EXERCISE BRIEF: Starting at the first line of the listing below, retype each line up to and including the one that contains "Chart.register(...registerables);". Leave pictures out.

-- START RAW DATA --

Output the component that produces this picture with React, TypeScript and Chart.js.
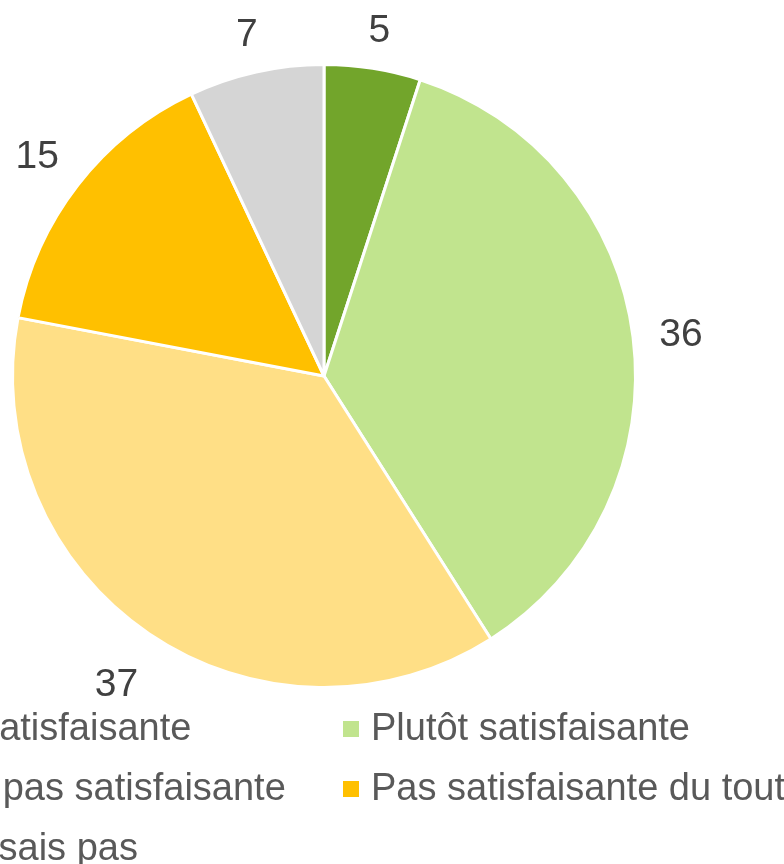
import React, { useEffect, useRef } from "react";
import { Chart, registerables } from "chart.js";

Chart.register(...registerables);

const categories = [
  "Très satisfaisante",
  "Plutôt satisfaisante",
  "Plutôt pas satisfaisante",
  "Pas satisfaisante du tout",
  "Je ne sais pas",
];
const values = [5, 36, 37, 15, 7];
const colors = ["#72A52B", "#C1E48E", "#FFDF86", "#FFC000", "#D5D5D5"];

const FONT = '"Liberation Sans", Arial, sans-serif';

const labelPlugin = {
  id: "outLabels",
  afterDatasetsDraw(chart: any) {
    const ctx = chart.ctx;
    const meta = chart.getDatasetMeta(0);
    ctx.save();
    ctx.font = `39px ${FONT}`;
    ctx.fillStyle = "#404040";
    ctx.textAlign = "center";
    ctx.textBaseline = "middle";
    meta.data.forEach((arc: any, i: number) => {
      const { x, y, startAngle, endAngle, outerRadius } = arc.getProps(
        ["x", "y", "startAngle", "endAngle", "outerRadius"],
        true
      );
      const mid = (startAngle + endAngle) / 2;
      const cx = Math.cos(mid);
      const cy = Math.sin(mid);
      const txt = String(chart.data.datasets[0].data[i]);
      const w = ctx.measureText(txt).width;
      const h = cy > 0 ? 50 : 30;
      const d = outerRadius + 25 + Math.abs(cx) * w / 2 + Math.abs(cy) * h / 2;
      ctx.fillText(txt, x + cx * d, y + cy * d + 4);
    });
    ctx.restore();
  },
};

const legendPlugin = {
  id: "customLegend",
  afterDraw(chart: any) {
    const ctx = chart.ctx;
    ctx.save();
    ctx.font = `38px ${FONT}`;
    ctx.textBaseline = "middle";
    ctx.textAlign = "left";
    const col0 = 95;
    const colW = 476;
    const row0 = 729;
    const rowH = 60;
    categories.forEach((c, i) => {
      const col = i % 2;
      const row = Math.floor(i / 2);
      const tx = col0 + col * colW;
      const ty = row0 + row * rowH;
      ctx.fillStyle = colors[i];
      ctx.fillRect(tx - 28, ty - 8, 16, 16);
      ctx.fillStyle = "#595959";
      ctx.fillText(c, tx, ty + 1);
    });
    ctx.restore();
  },
};

export default function App() {
  const ref = useRef<HTMLCanvasElement | null>(null);
  useEffect(() => {
    if (!ref.current) return;
    const chart = new Chart(ref.current, {
      type: "pie",
      data: {
        labels: categories,
        datasets: [
          {
            data: values,
            backgroundColor: colors,
            borderColor: "#FFFFFF",
            borderWidth: 3,
          },
        ],
      },
      options: {
        responsive: false,
        animation: false,
        layout: { padding: { left: 211, right: 147, top: 63, bottom: 175 } },
        plugins: {
          legend: { display: false },
          tooltip: { enabled: false },
        },
      },
      plugins: [labelPlugin, legendPlugin],
    });
    return () => chart.destroy();
  }, []);
  return (
    <div style={{ position: "absolute", left: -200, top: 0, width: 984, height: 864, background: "#fff" }}>
      <canvas ref={ref} width={984} height={864} />
    </div>
  );
}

-- END RAW DATA --

TASK SOLUTION:
Output the component that produces this picture with React, TypeScript and Chart.js.
import React, { useEffect, useRef } from "react";
import { Chart, registerables } from "chart.js";

Chart.register(...registerables);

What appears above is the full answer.